[Plotting code records]
====================

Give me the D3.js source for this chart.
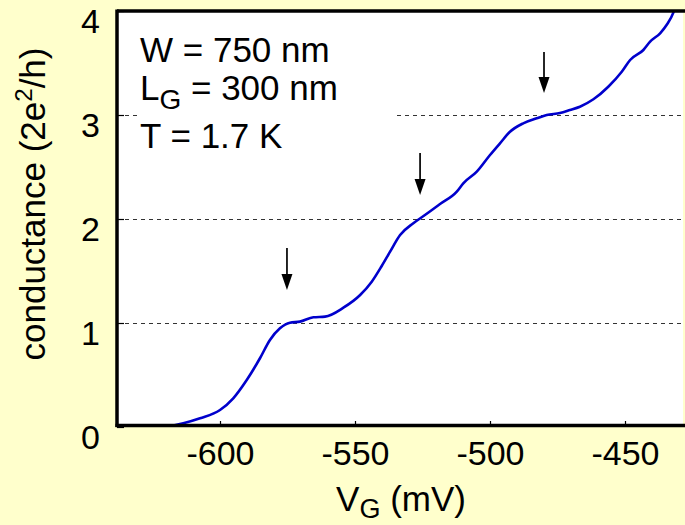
<!DOCTYPE html>
<html><head><meta charset="utf-8">
<script src="https://cdn.jsdelivr.net/npm/d3@7"></script>
<style>
html,body{margin:0;padding:0;background:#FFFFCC;}
svg{display:block;font-family:"Liberation Sans",Arial,sans-serif;}
</style></head>
<body>
<svg id="chart" width="685" height="525"></svg>
<script>
// ---- data ----
const vg = [-620.4,-613.6,-607.4,-600,-595.1,-590.1,-585.2,-581.5,-577.8,-574.1,-570.4,-565.4,-561.1,-554.3,-548.1,-543.8,-540.1,-537.0,-533.3,-528.4,-524.1,-518.5,-512.3,-509.9,-504.9,-500,-496.3,-492.6,-487.7,-482.7,-479.0,-474.1,-470.4,-466.7,-461.7,-456.2,-451.2,-448.1,-443.2,-440.7,-437.0,-434.6,-432.1,-431.5];
const conductance = [0,0.036,0.084,0.163,0.276,0.452,0.661,0.837,0.949,1.003,1.013,1.055,1.061,1.147,1.269,1.397,1.548,1.686,1.846,1.959,2.038,2.144,2.263,2.343,2.455,2.615,2.728,2.839,2.920,2.968,3.0,3.019,3.048,3.080,3.151,3.272,3.416,3.529,3.625,3.705,3.786,3.865,3.984,4.03];
const xTicks = [-600,-550,-500,-450];
const yTicks = [0,1,2,3,4];
const plateaus = [1,2,3];
const arrowV = [-575.2,-525.9,-480.0];
const arrowTipG = [1.317,2.231,3.212];
const arrowTailG = [1.721,2.635,3.606];
const infoLines = [["W = 750 nm",null,""],["L","G"," = 300 nm"],["T = 1.7 K",null,""]];

// ---- layout ----
const svg = d3.select("#chart");
const L = 117, R = 683, T = 11, B = 427;
const x = d3.scaleLinear().domain([-638.15,-428.52]).range([L,R]);
const y = d3.scaleLinear().domain([0,4]).range([B,T]);

svg.append("rect").attr("width",685).attr("height",525).attr("fill","#FFFFCC");
svg.append("rect").attr("x",L).attr("y",T).attr("width",R-L).attr("height",B-T).attr("fill","#fff");

svg.append("clipPath").attr("id","clip").append("rect")
  .attr("x",L).attr("y",T).attr("width",R-L).attr("height",B-T);

// dashed plateau lines
svg.append("g").selectAll("line").data(plateaus).join("line")
  .attr("x1",L).attr("x2",R).attr("y1",d=>y(d)+0.5).attr("y2",d=>y(d)+0.5)
  .attr("stroke","#333").attr("stroke-width",1).attr("stroke-dasharray","4,4");

// white box behind annotation
svg.append("rect").attr("x",138).attr("y",22).attr("width",259).attr("height",135).attr("fill","#fff");

// curve
svg.append("path").datum(vg.map((v,i)=>[v,conductance[i]]))
  .attr("clip-path","url(#clip)")
  .attr("fill","none").attr("stroke","#0000CC").attr("stroke-width",2.6)
  .attr("stroke-linejoin","round")
  .attr("d",d3.line().x(d=>x(d[0])).y(d=>y(d[1])).curve(d3.curveMonotoneX));

// arrows
const ag = svg.append("g");
arrowV.forEach((v,i)=>{
  const ax = x(v), tip = y(arrowTipG[i]), tail = y(arrowTailG[i]);
  ag.append("line").attr("x1",ax).attr("x2",ax).attr("y1",tail).attr("y2",tip-12)
    .attr("stroke","#000").attr("stroke-width",1.7);
  ag.append("path").attr("d",`M${ax-5.5},${tip-16}L${ax+5.5},${tip-16}L${ax},${tip}Z`).attr("fill","#000");
});

// axes
const xAxis = svg.append("g").attr("transform",`translate(0,${B})`)
  .call(d3.axisBottom(x).tickValues(xTicks).tickSize(-6).tickPadding(16).tickFormat(d=>String(d)));
xAxis.select(".domain").remove();
xAxis.selectAll("line").attr("stroke","#000").attr("stroke-width",1.2);
xAxis.selectAll("text").attr("font-size",34).attr("fill","#000").attr("dy","0.71em").attr("y",14);

const yAxis = svg.append("g").attr("transform",`translate(${L},0)`)
  .call(d3.axisLeft(y).tickValues(yTicks).tickSize(-7).tickPadding(17).tickFormat(d=>String(d)));
yAxis.select(".domain").remove();
yAxis.selectAll("line").attr("stroke","#000").attr("stroke-width",1.2);
yAxis.selectAll("text").attr("font-size",34).attr("fill","#000").attr("dy","0.62em");

// frame
svg.append("line").attr("x1",L).attr("x2",685).attr("y1",T).attr("y2",T).attr("stroke","#000").attr("stroke-width",3.5);
svg.append("line").attr("x1",L).attr("x2",L).attr("y1",T-1.5).attr("y2",B).attr("stroke","#000").attr("stroke-width",3.5);
svg.append("line").attr("x1",L-1.5).attr("x2",685).attr("y1",B-1.5).attr("y2",B-1.5).attr("stroke","#000").attr("stroke-width",3.5);

// annotation
const baselines = [62,100,148];
infoLines.forEach((ln,i)=>{
  const t = svg.append("text").attr("x",140).attr("y",baselines[i]).attr("font-size",35).attr("fill","#000");
  t.append("tspan").text(ln[0]);
  if(ln[1]){
    t.append("tspan").attr("font-size",28).attr("dy",9).text(ln[1]);
    t.append("tspan").attr("dy",-9).text(ln[2]);
  }
});

// axis titles
const xt = svg.append("text").attr("x",401).attr("y",511).attr("text-anchor","middle").attr("font-size",35).attr("fill","#000");
xt.append("tspan").text("V");
xt.append("tspan").attr("font-size",27).attr("dy",7).text("G");
xt.append("tspan").attr("dy",-7).text(" (mV)");

const yt = svg.append("text").attr("transform","translate(45,204) rotate(-90)").attr("text-anchor","middle").attr("font-size",35).attr("fill","#000");
yt.append("tspan").text("conductance (2e");
yt.append("tspan").attr("font-size",24).attr("dy",-13).text("2");
yt.append("tspan").attr("dy",13).text("/h)");
</script>
</body></html>
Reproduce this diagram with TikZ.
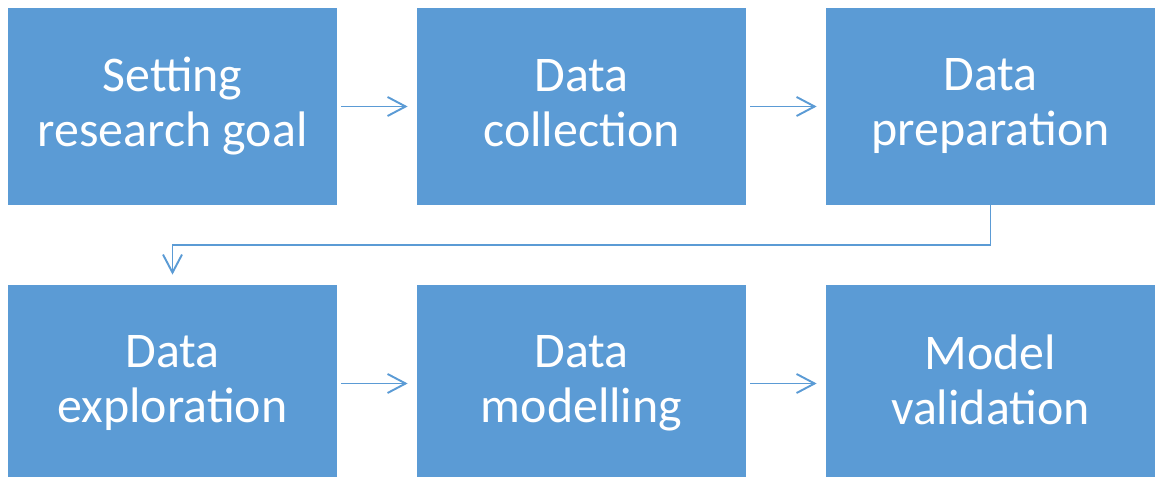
\documentclass[tikz,border=0pt]{standalone}
\usepackage{fontspec}
\setmainfont{Carlito}
\usetikzlibrary{arrows.meta}
\definecolor{stageblue}{HTML}{5B9BD5}

\begin{document}
\begin{tikzpicture}
\tikzset{stage/.style={fill=stageblue, text=white, minimum width=6.58cm, minimum height=3.94cm, align=center, inner sep=0pt, font=\fontsize{28.4}{31.3}\selectfont, execute at begin node=\rule{0pt}{27.4pt}, execute at end node=\rule[-3.9pt]{0pt}{3.9pt}},
	flow/.style={draw=stageblue, line width=1.1pt, -{Straight Barb[length=0.36cm, width=0.38cm]}, shorten >=0.18cm, shorten <=0.08cm}}
\useasboundingbox (0,0) rectangle (23.1,-9.54);
\begin{scope}
	\node[stage] (goal) at (3.45,-2.13) {Setting\\research goal};
	\node[stage] (collect) at (11.63,-2.13) {Data\\collection};
	\node[stage] (prep) at (19.81,-2.13) {Data\\preparation};
	\node[stage] (explore) at (3.45,-7.67) {Data\\exploration};
	\node[stage] (model) at (11.63,-7.67) {Data\\modelling};
	\node[stage] (valid) at (19.81,-7.67) {Model\\validation};
	\coordinate (bend) at (0,-4.9);
	
	\draw[flow] (goal) -- (collect);
	\draw[flow] (collect) -- (prep);
	\draw[flow, shorten <=0pt, shorten >=0.2cm] (prep.south) -- (prep.south |- bend) -| (explore.north);
	\draw[flow] (explore) -- (model);
	\draw[flow] (model) -- (valid);
\end{scope}
\end{tikzpicture}
\end{document}
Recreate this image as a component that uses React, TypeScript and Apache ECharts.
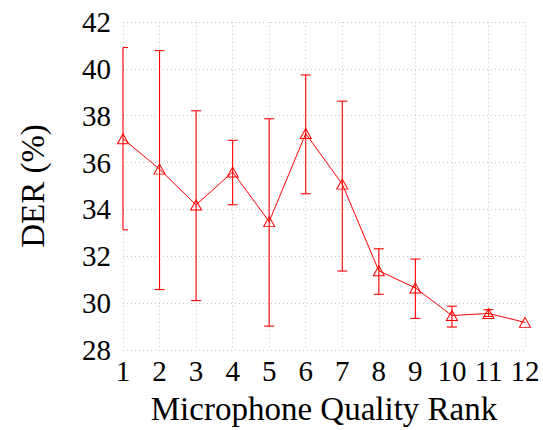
import React, { useEffect, useRef } from "react";
import * as echarts from "echarts";

// Microphone quality rank (x) vs. mean DER with min/max spread
const ranks = [1, 2, 3, 4, 5, 6, 7, 8, 9, 10, 11, 12];
const derMean = [37.02, 35.72, 34.19, 35.6, 33.48, 37.24, 35.08, 31.38, 30.65, 29.47, 29.56, 29.18];
const derHigh = [40.91, 40.78, 38.21, 36.95, 37.87, 39.74, 38.62, 32.32, 31.88, 29.87, 29.72, 29.18];
const derLow = [33.13, 30.58, 30.11, 34.2, 29.02, 34.67, 31.37, 30.38, 29.35, 28.98, 29.43, 29.18];

const xTicks = ranks;
const yMin = 28;
const yMax = 42;
const yStep = 2;

const RED = "#ff0000";
const FONT = "Liberation Serif";

export default function App() {
  const ref = useRef<HTMLDivElement>(null);

  useEffect(() => {
    if (!ref.current) return;
    const chart = echarts.init(ref.current, null, { renderer: "svg" });

    const lineData = ranks.map((r, i) => [r, derMean[i]]);
    const barData = ranks.map((r, i) => [r, derLow[i], derHigh[i]]);

    chart.setOption({
      animation: false,
      backgroundColor: "#ffffff",
      textStyle: { fontFamily: FONT },
      grid: { left: 123, right: 18, top: 22, bottom: 78, containLabel: false },
      xAxis: {
        type: "value",
        min: xTicks[0],
        max: xTicks[xTicks.length - 1],
        interval: 1,
        name: "Microphone Quality Rank",
        nameLocation: "middle",
        nameGap: 42,
        nameTextStyle: { fontFamily: FONT, fontSize: 33, color: "#000" },
        axisLine: { show: false },
        axisTick: { show: false },
        axisLabel: { fontFamily: FONT, fontSize: 29, color: "#000", margin: 6 },
        splitLine: { show: true, lineStyle: { color: "#c8c8c8", width: 1, type: [1, 3] } },
      },
      yAxis: {
        type: "value",
        min: yMin,
        max: yMax,
        interval: yStep,
        name: "DER (%)",
        nameLocation: "middle",
        nameGap: 74,
        nameRotate: 90,
        nameTextStyle: { fontFamily: FONT, fontSize: 33, color: "#000" },
        axisLine: { show: false },
        axisTick: { show: false },
        axisLabel: { fontFamily: FONT, fontSize: 29, color: "#000", margin: 12 },
        splitLine: { show: true, lineStyle: { color: "#c8c8c8", width: 1, type: [1, 3] } },
      },
      series: [
        {
          type: "custom",
          data: barData,
          z: 4,
          renderItem: (params: any, api: any) => {
            const x = api.value(0);
            const lo = api.value(1);
            const hi = api.value(2);
            if (hi - lo <= 0) return null;
            const pLo = api.coord([x, lo]);
            const pHi = api.coord([x, hi]);
            const cs = params.coordSys;
            const half = 5;
            // caps are trimmed to the plot area
            const x0 = Math.max(pLo[0] - half, cs.x);
            const x1 = Math.min(pLo[0] + half, cs.x + cs.width);
            const style = { stroke: RED, lineWidth: 1.1, fill: "none" };
            return {
              type: "group",
              children: [
                { type: "line", shape: { x1: pLo[0], y1: pLo[1], x2: pHi[0], y2: pHi[1] }, style },
                { type: "line", shape: { x1: x0, y1: pHi[1], x2: x1, y2: pHi[1] }, style },
                { type: "line", shape: { x1: x0, y1: pLo[1], x2: x1, y2: pLo[1] }, style },
              ],
            };
          },
        },
        {
          type: "line",
          data: lineData,
          z: 5,
          symbol: "triangle",
          symbolSize: [11, 10],
          lineStyle: { color: RED, width: 1 },
          itemStyle: { color: "rgba(255,255,255,0)", borderColor: RED, borderWidth: 1 },
        },
      ],
    });

    return () => chart.dispose();
  }, []);

  return (
    <div
      ref={ref}
      style={{ position: "fixed", left: 0, top: 0, width: 543, height: 430 }}
    />
  );
}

====================

WHAT THE TASK ASKS: Pull out all lines containing the word "with" from the entries above.

SOLUTION FOR THIS PROBLEM:
Reproduce this diagram with TikZ.
// Microphone quality rank (x) vs. mean DER with min/max spread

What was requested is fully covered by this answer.